Appendix B of this chapter contains information on hazardous step and touch potentials and on methods of protecting employees from hazards resulting from such potentials.
(11) While working in aerial equipment, employees must wear a full body harness and a lanyard attached to the boom or basket, in a secure manner.
(12) No component of aerial devices must be operated from the ground without permission from the employee in the basket except in case of emergency.
(13) Operating levers or controls must be kept clear of tools, materials or obstructions.

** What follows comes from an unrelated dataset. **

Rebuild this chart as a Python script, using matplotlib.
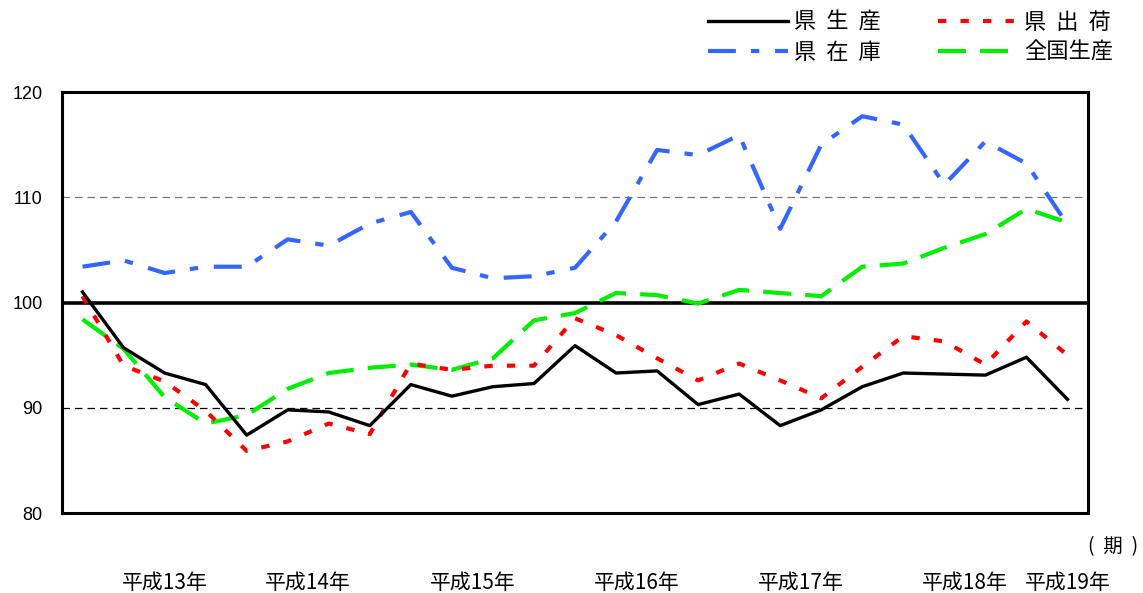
import matplotlib.pyplot as plt
import numpy as np

plt.rcParams['font.family'] = ['Noto Sans CJK JP', 'DejaVu Sans']

# 四半期ごとの指数 (平成13年1期 ～ 平成19年1期)
ken_seisan = [101.0, 95.7, 93.3, 92.2, 87.4, 89.8, 89.6, 88.3, 92.2, 91.1,
              92.0, 92.3, 95.9, 93.3, 93.5, 90.3, 91.3, 88.3, 89.8, 92.0,
              93.3, 93.2, 93.1, 94.8, 90.8]
ken_shukka = [100.6, 94.0, 92.5, 89.7, 85.9, 86.8, 88.5, 87.5, 94.2, 93.6,
              94.0, 94.0, 98.5, 96.9, 94.7, 92.6, 94.2, 92.6, 90.9, 93.9,
              96.8, 96.3, 94.1, 98.2, 95.0]
ken_zaiko = [103.4, 104.0, 102.8, 103.4, 103.4, 106.0, 105.4, 107.5, 108.6, 103.3,
             102.3, 102.5, 103.3, 107.7, 114.5, 114.0, 115.9, 107.0, 115.0, 117.7,
             116.9, 111.2, 115.3, 113.2, 107.4]
zenkoku = [98.4, 95.6, 91.0, 88.5, 89.3, 91.8, 93.3, 93.8, 94.1, 93.6,
           94.7, 98.3, 99.0, 100.9, 100.7, 99.9, 101.2, 100.9, 100.6, 103.4,
           103.7, 105.2, 106.5, 108.9, 107.6]

year_labels = ['平成13年', '平成14年', '平成15年', '平成16年', '平成17年', '平成18年', '平成19年']
year_pos = [2, 5.5, 9.5, 13.5, 17.5, 21.5, 24]
y_ticks = [80, 90, 100, 110, 120]

x = np.arange(len(ken_seisan))

W, H = 1143, 593
fig = plt.figure(figsize=(W / 100, H / 100), dpi=100)
ax = fig.add_axes([62 / W, 1 - 513 / H, (1088 - 62) / W, (513 - 92) / H])

ax.axhline(110, color='#777777', lw=0.9, dashes=(6, 4), zorder=1)
ax.axhline(90, color='black', lw=0.9, dashes=(6, 4), zorder=1)
ax.axhline(100, color='black', lw=2.6, zorder=2)

l1, = ax.plot(x, ken_seisan, color='black', lw=2.4, zorder=5, label='県  生  産')
l2, = ax.plot(x, ken_shukka, color='#ff0000', lw=3.0, dashes=(2, 3.4), zorder=4, label='県  出  荷')
l3, = ax.plot(x, ken_zaiko, color='#3366ff', lw=3.0, dashes=(6.7, 3.6, 2, 3.8), zorder=3, label='県  在  庫')
l4, = ax.plot(x, zenkoku, color='#00ee00', lw=3.0, dashes=(6.7, 3.4), zorder=3, label='全国生産')

ax.set_xlim(-0.5, 24.5)
ax.set_ylim(80, 120)
ax.set_yticks(y_ticks)
ax.set_yticklabels([str(v) for v in y_ticks], family=['Liberation Sans', 'DejaVu Sans'], fontsize=13)
ax.set_xticks([])
ax.tick_params(axis='y', length=0, pad=14)
for s in ax.spines.values():
    s.set_linewidth(2.2)

for p, t in zip(year_pos, year_labels):
    ax.text(p, 73.35, t, ha='center', va='center', fontsize=15)
fig.text(1138 / W, 1 - 547 / H, '(  期  )', ha='right', va='center', fontsize=14)

fig.legend(handles=[l1, l3, l2, l4], ncol=2, loc='upper left',
           bbox_to_anchor=(708 / W, 1 - 11 / H), frameon=False, fontsize=16,
           handlelength=3.6, columnspacing=2.55, handletextpad=0.28,
           labelspacing=0.3, borderpad=0, borderaxespad=0)

fig.savefig('out.png', dpi=100)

(14) Employees must not climb into or out of the basket or platform while it is elevated or change from one basket to another on dual basket equipment, except in case of emergency or when the employees involved agree that this is the safest way to perform the work. This exception must not be used to circumvent safety rules.
(15) Existing safety rules governing the use of hot line tools, rubber and other protective equipment and safe work practices while performing work from poles or structures must also apply to work done from aerial manlift equipment.
(16) The basket must be kept clean and all tools not in use must be secured or removed.
(17) Approved warning light must be operating when the boom leaves the cradle. This light must be visible to approaching traffic when the boom is in position over any traveled area.
(18) All aerial manlift equipment must have both upper and lower controls (except ladder trucks need not have upper controls). The upper controls must not be capable of rendering the lower controls inoperable. The lower controls should be located at or near the base of the aerial structure. If the lower controls are used, the operator must have a view of the elevated employee(s) or there must be communication between the operator and the employee in the elevated aerial structure: Provided, That no employee must be raised, lowered, or moved into or from the elevated position in any aerial manlift equipment unless there is another employee, not in the elevated aerial structure, available at the site to operate the lower controls, except as follows:
(a) Where there is a fixed method permanently attached to or part of the equipment which will permit an employee to descend from the elevated position without lowering the elevated structure; or
(b) Where there is a system which will provide operation from the elevated position in the event of failure or malfunction of the primary system.
This section must not be interpreted as an exception to any other rule in this chapter.
(19) Controls in aerial manlift equipment must be protected from accidental operation. Controls of the outriggers must also be protected from accidental operation. Such protection may be by guarding or equivalent means.
(20) The manufacturer's recommended maximum load limit must be posted at a conspicuous place near each set of controls and must be kept in a legible condition.
(21) The manufacturer's operator's instructional manual must be kept on the vehicle.
(22) Operating instructions, proper sequence and maintenance procedures prescribed by the manufacturer for operation of the equipment must be followed.
[Statutory Authority: RCW 49.17.010, 49.17.040, 49.17.050, 49.17.060 and chapter 49.17 RCW. WSR 19-13-083, § 296-45-375, filed 6/18/19, effective 8/1/19; WSR 16-10-082, § 296-45-375, filed 5/3/16, effective 7/1/16. Statutory Authority: RCW 49.17.010, [49.17].040, [49.17].050 and [49.17].060. WSR 98-07-009, § 296-45-375, filed 3/6/98, effective 5/6/98.]